Why is the 401(k) industry getting such a bad rap?
By Paula Aven Gladych
With an economy that’s still drooping in spots and high long-term unemployment now a part of the landscape, it isn’t surprising that politicians have taken notice of the retirement crisis in America.
American workers’ lack of retirement readiness has been dropped on the doorstep of the defined contribution market and it’s been pointed out again and again that 401(k) plans just don’t offer the same benefits and guarantees that used to come with defined benefit pension plans.
But is the 401(k) industry so bad? Why is it always cast as an outlaw in the retirement readiness showdown?
Todd Berghuis, senior vice president of ERISA compliance for Ascensus, said in a recent blog post that while no industry is perfect, including the 401(k) market, people shouldn’t shoot the messenger when it comes to news about retirement readiness.

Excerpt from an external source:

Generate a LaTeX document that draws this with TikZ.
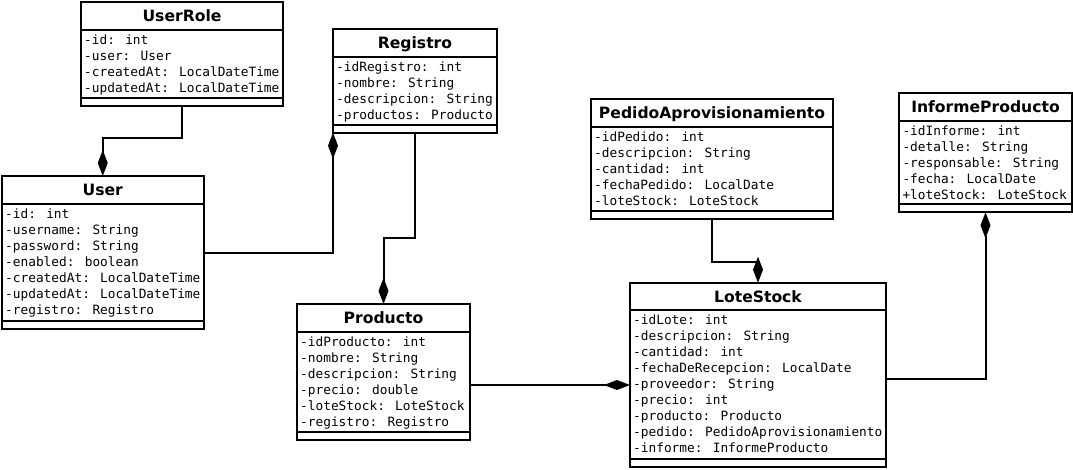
\documentclass[tikz,border=0pt]{standalone}
\usepackage{fontspec}
\setmainfont{DejaVu Sans}
\newfontfamily\attrfont{DejaVu Sans Mono}
\usetikzlibrary{arrows.meta}
\tikzset{
  classbox/.style={draw, line width=2pt, inner sep=0pt, outer sep=0pt},
  sepline/.style={line width=2pt},
  ctitle/.style={font=\fontsize{15.6}{18}\selectfont\bfseries, inner sep=0pt, text height=11.4pt, text depth=0pt},
  cattr/.style={font=\attrfont\fontsize{12.8}{16}\selectfont, inner sep=0pt, anchor=base west},
  assoc/.style={line width=2pt, -{Diamond[length=26pt,width=10pt]}},
}
% #1 name, #2 x1, #3 y1, #4 x2, #5 y2, #6 title, #7 attributes
\newcommand\umlclass[7]{%
  \pgfmathsetmacro\umlya{#3+27.5}%
  \pgfmathsetmacro\umlyb{#5-8}%
  \pgfmathsetmacro\umlw{#4-#2}%
  \pgfmathsetmacro\umlh{#5-#3}%
  \pgfmathsetmacro\umlxc{(#2+#4)/2}%
  \pgfmathsetmacro\umlyc{(#3+\umlya)/2}%
  \node[classbox, anchor=north west, minimum width=\umlw pt, minimum height=\umlh pt] (#1) at (#2,#3) {};
  \draw[sepline] (#2,\umlya) -- (#4,\umlya);
  \draw[sepline] (#2,\umlyb) -- (#4,\umlyb);
  \node[ctitle] (#1-title) at (\umlxc,\umlyc) {#6};
  \foreach \t [count=\i] in {#7} {
    \pgfmathsetmacro\umlyy{\umlya+14.5+16*(\i-1)}
    \node[cattr] (#1-a\i) at (#2+3,\umlyy) {\t};
  }
}
\begin{document}
\begin{tikzpicture}[x=1pt,y=-1pt]
\useasboundingbox (0,0) rectangle (1073,469);
\umlclass{ur}{81}{2}{283}{105.5}{UserRole}{-id: int,-user: User,-createdAt: LocalDateTime,-updatedAt: LocalDateTime}
\umlclass{rg}{333}{29.3}{497}{132.7}{Registro}{-idRegistro: int,-nombre: String,-descripcion: String,-productos: Producto}
\umlclass{us}{2}{176}{203.5}{329}{User}{-id: int,-username: String,-password: String,-enabled: boolean,-createdAt: LocalDateTime,-updatedAt: LocalDateTime,-registro: Registro}
\umlclass{pr}{297}{304}{470}{440}{Producto}{-idProducto: int,-nombre: String,-descripcion: String,-precio: double,-loteStock: LoteStock,-registro: Registro}
\umlclass{pa}{591}{99.3}{833}{219.3}{PedidoAprovisionamiento}{-idPedido: int,-descripcion: String,-cantidad: int,-fechaPedido: LocalDate,-loteStock: LoteStock}
\umlclass{ip}{899.3}{93.3}{1071.7}{212.3}{InformeProducto}{-idInforme: int,-detalle: String,-responsable: String,-fecha: LocalDate,+loteStock: LoteStock}
\umlclass{ls}{630}{282.7}{886}{466.7}{LoteStock}{-idLote: int,-descripcion: String,-cantidad: int,-fechaDeRecepcion: LocalDate,-proveedor: String,-precio: int,-producto: Producto,-pedido: PedidoAprovisionamiento,-informe: InformeProducto}

\draw[assoc] (ur.south) -- ++(0,32.5) -| (us.north);
\draw[assoc] (us.east) -| (rg.south west);
\draw[assoc] (rg.south) -- ++(0,105.3) -| (pr.north);
\draw[assoc] ([yshift=-13pt]pr.east) -- ([yshift=-13pt]pr.east -| ls.west);
\draw[assoc] (pa.south) -- ++(0,42.7) -| (ls.north);
\draw[assoc] ([yshift=-4pt]ls.east) -| (ip.south);
\end{tikzpicture}
\end{document}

Having access to a retirement vehicle is more important than finding a nonexistent perfect retirement vehicle, he said.
Numerous studies in the past year have highlighted that although 80 percent of full-time American workers have access to a workplace retirement plan, only about 60 percent take advantage of that. And those that do take advantage don’t defer enough of their salary to meet their income needs in retirement.
Greg Ward, director of the Financial Finesse think tank and a senior resident financial planner with the company, said that much of the criticism of the 401(k) industry does stem from the fact that employees are not doing enough to prepare for retirement and most don’t even know how much money they need to save.